I’ve slept with a fair few guys as well as a few girls. Each and every one of them was slightly different, with some of them doing things in ways I’d never have anticipated but turned out to love. Others did things that worked well for their previous partners but turned me right off. I’m sure the same is true of what they thought of me, and generally with those people I was with for longer, we got better at pleasing the other one and knowing what they wanted. No amount of practice can prepare you as well as the knowledge that everyone’s different. So practice doesn’t make perfect – it doesn’t even make ‘good’ – the best revision you can do is to talk to the person you’re with, and listen when they tell you what they like.
Don’t ‘use’ anyone
You don’t owe it to any hypothetical future partner to be the best you can be in bed.
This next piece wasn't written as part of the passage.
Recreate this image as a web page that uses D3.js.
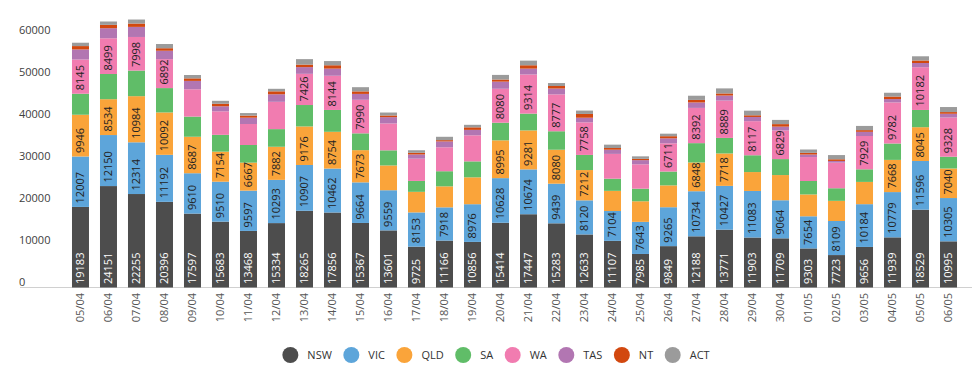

It’s not the case that you can pick people who don’t matter to help you perfect your techniques so that you can wow the love of your life at some point. Firstly because the love of your life may well want something completely different, secondly because whoever you’re practicing with may turn out to be the love of your life, and finally because it’s just a shitty thing to do. If I had wild and sticky sex with someone and subsequently found out that they were just ‘using’ me for ‘practice’, I’d kick them out of bed before you could say ‘I am not an unfeeling shag-robot.’
I don’t think this guy is deliberately being mean, or callous. After a few emails back and forth I think he’s just under the impression that he needs to be the best he can be. But you can be at your best not by learning techniques or practising your cunnilingus skills, but by being empathetic, caring and considerate of what your partner needs and wants. Not a hypothetical future partner – the one you’re with in exactly that moment.